MEXICO CITY (Reuters) - Mexico’s President Andres Manuel Lopez Obrador said on Tuesday that U.S. duties on Mexican fabricated structural steel would not affect a new North American trade pact and had no relation to earlier tariff threats by U.S. President Donald Trump.
“These are isolated decisions,” he said at a regular news conference, adding that he would meet with cabinet members later in the day to discuss the matter.
Under President Trump, the United States has repeatedly used tariffs to protect industry. Trump threatened to impose escalating blanket duties on imports from Mexican last month but removed the threat after reaching a deal on migration.
The United States lifted tariffs on steel and aluminum imports from Canada and Mexico in May imposed a year earlier in a national security investigation, in a deal hailed as removing a major obstacle to legislative approval for the United States-Mexico-Canada trade deal.

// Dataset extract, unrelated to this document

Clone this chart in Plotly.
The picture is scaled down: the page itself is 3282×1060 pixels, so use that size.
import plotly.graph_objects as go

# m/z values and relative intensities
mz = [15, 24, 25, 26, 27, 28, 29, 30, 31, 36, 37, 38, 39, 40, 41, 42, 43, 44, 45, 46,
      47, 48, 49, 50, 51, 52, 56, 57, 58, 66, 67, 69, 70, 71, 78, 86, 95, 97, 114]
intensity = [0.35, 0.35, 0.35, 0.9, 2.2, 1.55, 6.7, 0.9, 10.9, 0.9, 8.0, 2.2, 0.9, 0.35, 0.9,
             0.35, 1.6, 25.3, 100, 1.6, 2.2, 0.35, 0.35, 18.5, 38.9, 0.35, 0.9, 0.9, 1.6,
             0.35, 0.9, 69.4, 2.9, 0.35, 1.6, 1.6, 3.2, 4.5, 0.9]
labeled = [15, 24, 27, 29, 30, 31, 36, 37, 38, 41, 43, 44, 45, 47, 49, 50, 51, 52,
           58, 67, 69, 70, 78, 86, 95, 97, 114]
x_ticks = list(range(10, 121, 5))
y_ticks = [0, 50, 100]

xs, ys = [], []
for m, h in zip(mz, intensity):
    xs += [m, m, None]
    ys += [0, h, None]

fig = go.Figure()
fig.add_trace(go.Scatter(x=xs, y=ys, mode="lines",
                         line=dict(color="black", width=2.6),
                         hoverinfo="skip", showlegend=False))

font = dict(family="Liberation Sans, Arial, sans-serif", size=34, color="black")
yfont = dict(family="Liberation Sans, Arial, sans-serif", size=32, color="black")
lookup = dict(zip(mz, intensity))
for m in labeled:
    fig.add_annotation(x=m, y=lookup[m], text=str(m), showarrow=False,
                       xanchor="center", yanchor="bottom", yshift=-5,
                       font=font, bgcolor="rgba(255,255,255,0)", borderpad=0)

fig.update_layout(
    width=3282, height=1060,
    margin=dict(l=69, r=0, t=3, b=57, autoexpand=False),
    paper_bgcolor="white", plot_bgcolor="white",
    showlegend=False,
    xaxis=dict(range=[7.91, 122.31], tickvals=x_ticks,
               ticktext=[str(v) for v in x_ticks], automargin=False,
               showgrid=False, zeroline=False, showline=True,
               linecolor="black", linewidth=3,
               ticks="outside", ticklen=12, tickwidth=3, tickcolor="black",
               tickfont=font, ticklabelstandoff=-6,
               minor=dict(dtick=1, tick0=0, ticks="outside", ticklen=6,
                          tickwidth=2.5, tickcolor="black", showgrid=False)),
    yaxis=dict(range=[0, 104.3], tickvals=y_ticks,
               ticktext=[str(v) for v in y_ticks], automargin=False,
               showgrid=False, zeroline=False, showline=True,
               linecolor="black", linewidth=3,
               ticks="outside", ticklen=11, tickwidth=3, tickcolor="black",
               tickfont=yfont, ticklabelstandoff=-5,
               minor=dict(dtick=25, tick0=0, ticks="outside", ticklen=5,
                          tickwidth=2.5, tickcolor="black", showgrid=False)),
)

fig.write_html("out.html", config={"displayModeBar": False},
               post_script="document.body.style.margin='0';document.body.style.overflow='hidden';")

However, the U.S. Commerce Department on Monday said domestic producers were being harmed by imports of fabricated structural steel from China and Mexico, and that it would instruct the customs agency to collect cash deposits from importers of such steel.
The Commerce Department’s action follows an investigation launched earlier this year that also included Canada. In its preliminary decision on Monday, Commerce did not impose duties on Canada.
Mexico’s deputy foreign minister for North America, Jesus Seade, said late on Monday that the new duties affected only certain companies, not the steel industry as a whole and were of a much smaller scale than the earlier U.S. tariffs.
In 2018, the United States imported $722.5 million worth of fabricated structural steel from Canada, $897.5 million worth from China and $622.4 million worth from Mexico, according to the Commerce Department.
Commerce said it would collect duties from importers of Mexican fabricated structural steel based on what it considered to be subsidy rates of 13.62 percent on most producers and up to 74.01 percent for some companies.
The Mexican peso strengthened slightly on Tuesday after Lopez Obrador’s comments and softer inflation data in June, up 0.08 percent against the dollar.